**WHAT THE TASK ASKS:** Word for word, print each line of the listing below; pictures stay out.

### GIVEN MATERIAL

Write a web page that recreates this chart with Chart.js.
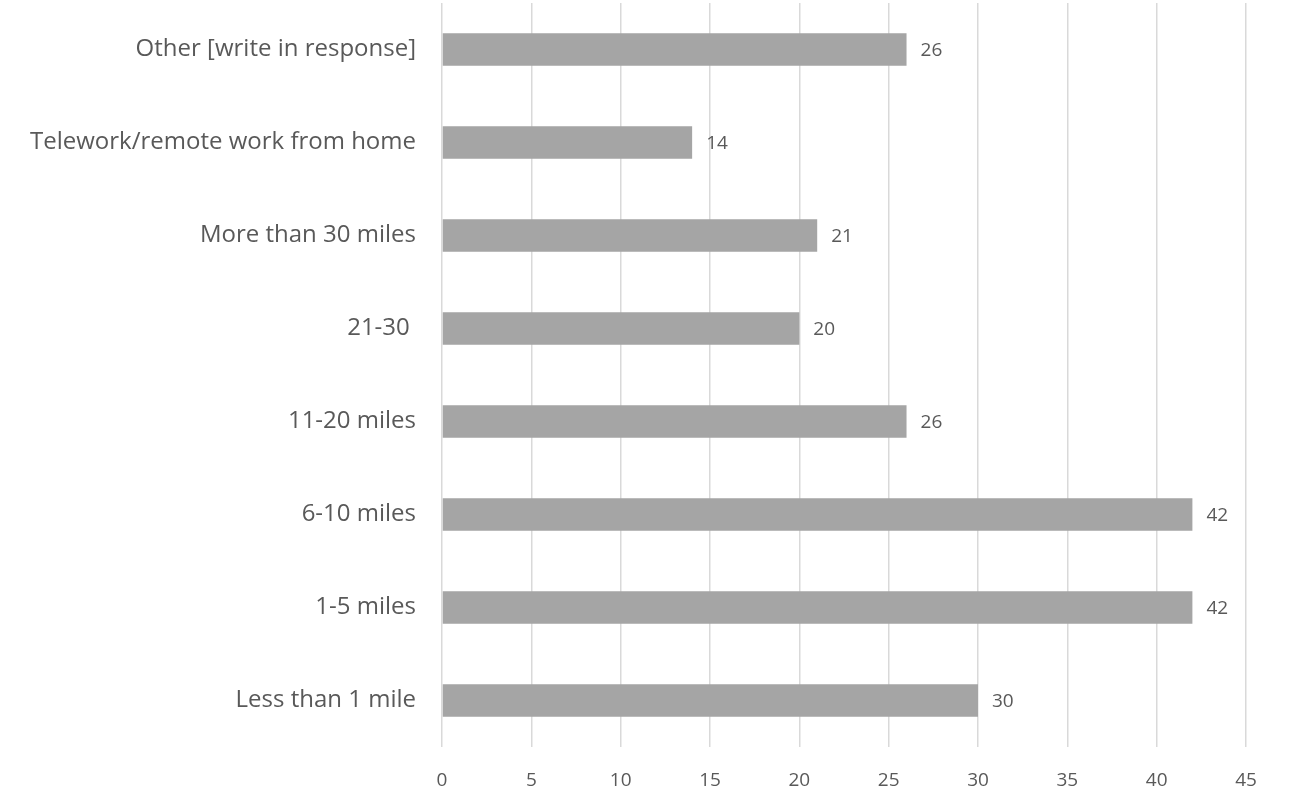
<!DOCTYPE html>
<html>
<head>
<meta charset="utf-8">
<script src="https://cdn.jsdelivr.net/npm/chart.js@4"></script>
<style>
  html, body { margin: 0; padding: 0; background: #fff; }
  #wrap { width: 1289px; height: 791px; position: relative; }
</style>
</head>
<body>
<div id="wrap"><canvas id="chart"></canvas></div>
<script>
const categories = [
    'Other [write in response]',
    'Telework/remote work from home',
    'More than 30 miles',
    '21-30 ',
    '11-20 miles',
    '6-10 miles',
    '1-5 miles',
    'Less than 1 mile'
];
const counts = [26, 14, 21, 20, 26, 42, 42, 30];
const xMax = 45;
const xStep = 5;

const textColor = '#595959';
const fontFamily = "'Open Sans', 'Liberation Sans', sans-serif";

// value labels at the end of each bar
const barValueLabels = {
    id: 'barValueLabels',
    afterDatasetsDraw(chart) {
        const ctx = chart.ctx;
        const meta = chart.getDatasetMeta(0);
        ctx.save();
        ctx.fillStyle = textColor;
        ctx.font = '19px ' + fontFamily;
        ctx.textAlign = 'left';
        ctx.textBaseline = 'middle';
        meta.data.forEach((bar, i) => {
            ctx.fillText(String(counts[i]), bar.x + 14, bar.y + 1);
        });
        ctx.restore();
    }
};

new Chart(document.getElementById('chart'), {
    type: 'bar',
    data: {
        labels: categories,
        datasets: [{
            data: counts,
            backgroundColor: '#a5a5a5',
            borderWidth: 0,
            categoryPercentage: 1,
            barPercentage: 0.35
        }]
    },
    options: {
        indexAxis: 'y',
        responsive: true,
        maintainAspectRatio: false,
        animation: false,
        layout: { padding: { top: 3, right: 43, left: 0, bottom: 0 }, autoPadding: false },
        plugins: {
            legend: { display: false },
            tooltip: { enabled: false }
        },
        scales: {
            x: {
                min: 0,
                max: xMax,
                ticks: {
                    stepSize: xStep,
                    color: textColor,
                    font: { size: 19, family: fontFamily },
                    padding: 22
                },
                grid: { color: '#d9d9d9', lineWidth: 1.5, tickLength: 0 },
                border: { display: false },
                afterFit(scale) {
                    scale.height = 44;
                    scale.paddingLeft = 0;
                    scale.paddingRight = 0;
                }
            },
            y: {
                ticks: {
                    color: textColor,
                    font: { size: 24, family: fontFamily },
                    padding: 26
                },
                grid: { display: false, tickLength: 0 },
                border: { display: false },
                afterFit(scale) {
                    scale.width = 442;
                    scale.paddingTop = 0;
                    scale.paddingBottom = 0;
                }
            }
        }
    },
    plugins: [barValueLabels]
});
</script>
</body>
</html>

######

**EXERCISE ANSWER:**
Write a web page that recreates this chart with Chart.js.
<!DOCTYPE html>
<html>
<head>
<meta charset="utf-8">
<script src="https://cdn.jsdelivr.net/npm/chart.js@4"></script>
<style>
  html, body { margin: 0; padding: 0; background: #fff; }
  #wrap { width: 1289px; height: 791px; position: relative; }
</style>
</head>
<body>
<div id="wrap"><canvas id="chart"></canvas></div>
<script>
const categories = [
    'Other [write in response]',
    'Telework/remote work from home',
    'More than 30 miles',
    '21-30 ',
    '11-20 miles',
    '6-10 miles',
    '1-5 miles',
    'Less than 1 mile'
];
const counts = [26, 14, 21, 20, 26, 42, 42, 30];
const xMax = 45;
const xStep = 5;

const textColor = '#595959';
const fontFamily = "'Open Sans', 'Liberation Sans', sans-serif";

// value labels at the end of each bar
const barValueLabels = {
    id: 'barValueLabels',
    afterDatasetsDraw(chart) {
        const ctx = chart.ctx;
        const meta = chart.getDatasetMeta(0);
        ctx.save();
        ctx.fillStyle = textColor;
        ctx.font = '19px ' + fontFamily;
        ctx.textAlign = 'left';
        ctx.textBaseline = 'middle';
        meta.data.forEach((bar, i) => {
            ctx.fillText(String(counts[i]), bar.x + 14, bar.y + 1);
        });
        ctx.restore();
    }
};

new Chart(document.getElementById('chart'), {
    type: 'bar',
    data: {
        labels: categories,
        datasets: [{
            data: counts,
            backgroundColor: '#a5a5a5',
            borderWidth: 0,
            categoryPercentage: 1,
            barPercentage: 0.35
        }]
    },
    options: {
        indexAxis: 'y',
        responsive: true,
        maintainAspectRatio: false,
        animation: false,
        layout: { padding: { top: 3, right: 43, left: 0, bottom: 0 }, autoPadding: false },
        plugins: {
            legend: { display: false },
            tooltip: { enabled: false }
        },
        scales: {
            x: {
                min: 0,
                max: xMax,
                ticks: {
                    stepSize: xStep,
                    color: textColor,
                    font: { size: 19, family: fontFamily },
                    padding: 22
                },
                grid: { color: '#d9d9d9', lineWidth: 1.5, tickLength: 0 },
                border: { display: false },
                afterFit(scale) {
                    scale.height = 44;
                    scale.paddingLeft = 0;
                    scale.paddingRight = 0;
                }
            },
            y: {
                ticks: {
                    color: textColor,
                    font: { size: 24, family: fontFamily },
                    padding: 26
                },
                grid: { display: false, tickLength: 0 },
                border: { display: false },
                afterFit(scale) {
                    scale.width = 442;
                    scale.paddingTop = 0;
                    scale.paddingBottom = 0;
                }
            }
        }
    },
    plugins: [barValueLabels]
});
</script>
</body>
</html>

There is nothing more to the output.